## Information supplied
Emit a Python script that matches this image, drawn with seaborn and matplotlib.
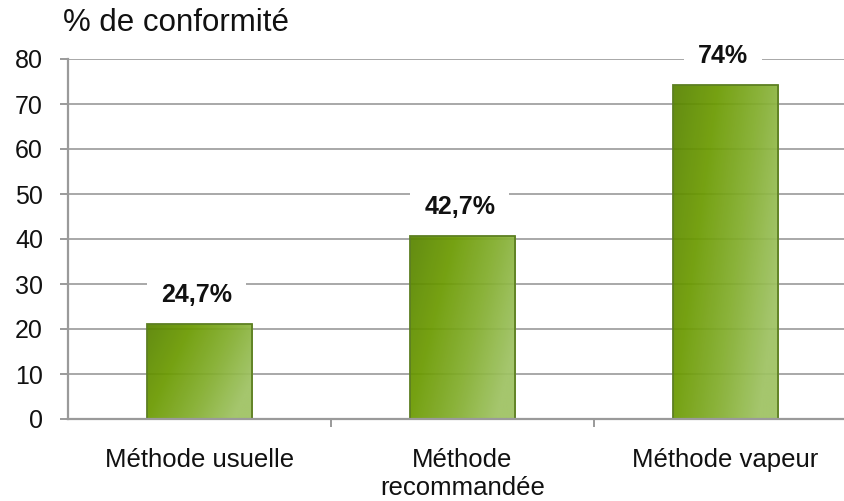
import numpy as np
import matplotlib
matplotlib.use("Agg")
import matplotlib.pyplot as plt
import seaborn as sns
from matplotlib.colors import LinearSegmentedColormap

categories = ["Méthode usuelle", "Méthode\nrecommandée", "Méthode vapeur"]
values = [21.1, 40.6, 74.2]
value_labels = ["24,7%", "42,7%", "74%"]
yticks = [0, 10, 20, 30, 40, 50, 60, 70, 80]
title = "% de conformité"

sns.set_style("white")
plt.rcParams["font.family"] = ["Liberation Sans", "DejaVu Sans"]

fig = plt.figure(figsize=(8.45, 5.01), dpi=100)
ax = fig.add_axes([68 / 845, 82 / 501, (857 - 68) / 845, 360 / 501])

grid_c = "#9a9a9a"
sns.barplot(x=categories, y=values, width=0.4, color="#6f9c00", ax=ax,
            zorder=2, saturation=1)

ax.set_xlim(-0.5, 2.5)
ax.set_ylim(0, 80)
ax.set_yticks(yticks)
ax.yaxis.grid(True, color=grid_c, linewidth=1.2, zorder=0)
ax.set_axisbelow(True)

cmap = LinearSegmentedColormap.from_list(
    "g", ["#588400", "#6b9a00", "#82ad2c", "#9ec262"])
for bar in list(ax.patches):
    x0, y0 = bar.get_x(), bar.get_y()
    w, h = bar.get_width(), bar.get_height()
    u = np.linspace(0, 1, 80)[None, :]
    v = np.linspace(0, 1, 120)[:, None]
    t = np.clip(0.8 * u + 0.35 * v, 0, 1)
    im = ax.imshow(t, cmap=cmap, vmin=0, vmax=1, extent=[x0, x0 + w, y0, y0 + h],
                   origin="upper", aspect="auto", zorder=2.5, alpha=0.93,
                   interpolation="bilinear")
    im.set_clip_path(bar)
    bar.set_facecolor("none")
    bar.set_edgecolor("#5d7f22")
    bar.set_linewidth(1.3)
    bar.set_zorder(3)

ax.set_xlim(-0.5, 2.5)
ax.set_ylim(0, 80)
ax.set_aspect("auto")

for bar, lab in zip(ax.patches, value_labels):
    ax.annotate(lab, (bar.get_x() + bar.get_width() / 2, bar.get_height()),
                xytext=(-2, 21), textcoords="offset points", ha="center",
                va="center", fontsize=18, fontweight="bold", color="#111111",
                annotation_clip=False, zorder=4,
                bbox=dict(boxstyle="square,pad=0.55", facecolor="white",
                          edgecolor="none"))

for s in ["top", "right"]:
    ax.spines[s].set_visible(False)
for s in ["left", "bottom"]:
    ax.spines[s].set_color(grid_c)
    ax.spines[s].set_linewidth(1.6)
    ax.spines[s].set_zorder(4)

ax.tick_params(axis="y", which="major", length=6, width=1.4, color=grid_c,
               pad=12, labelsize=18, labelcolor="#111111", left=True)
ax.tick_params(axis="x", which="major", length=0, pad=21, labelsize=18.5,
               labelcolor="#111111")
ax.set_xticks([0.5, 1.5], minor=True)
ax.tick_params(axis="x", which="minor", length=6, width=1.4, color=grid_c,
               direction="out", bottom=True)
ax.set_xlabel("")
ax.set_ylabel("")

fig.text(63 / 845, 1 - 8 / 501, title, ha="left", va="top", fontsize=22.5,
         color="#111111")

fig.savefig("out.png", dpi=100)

## Exercise description
Leave out any pictures and return exactly the lines from the beginning of the data through the line with "ax = fig.add_axes([68", inclusive.

## Final result
Emit a Python script that matches this image, drawn with seaborn and matplotlib.
import numpy as np
import matplotlib
matplotlib.use("Agg")
import matplotlib.pyplot as plt
import seaborn as sns
from matplotlib.colors import LinearSegmentedColormap

categories = ["Méthode usuelle", "Méthode\nrecommandée", "Méthode vapeur"]
values = [21.1, 40.6, 74.2]
value_labels = ["24,7%", "42,7%", "74%"]
yticks = [0, 10, 20, 30, 40, 50, 60, 70, 80]
title = "% de conformité"

sns.set_style("white")
plt.rcParams["font.family"] = ["Liberation Sans", "DejaVu Sans"]

fig = plt.figure(figsize=(8.45, 5.01), dpi=100)
ax = fig.add_axes([68 / 845, 82 / 501, (857 - 68) / 845, 360 / 501])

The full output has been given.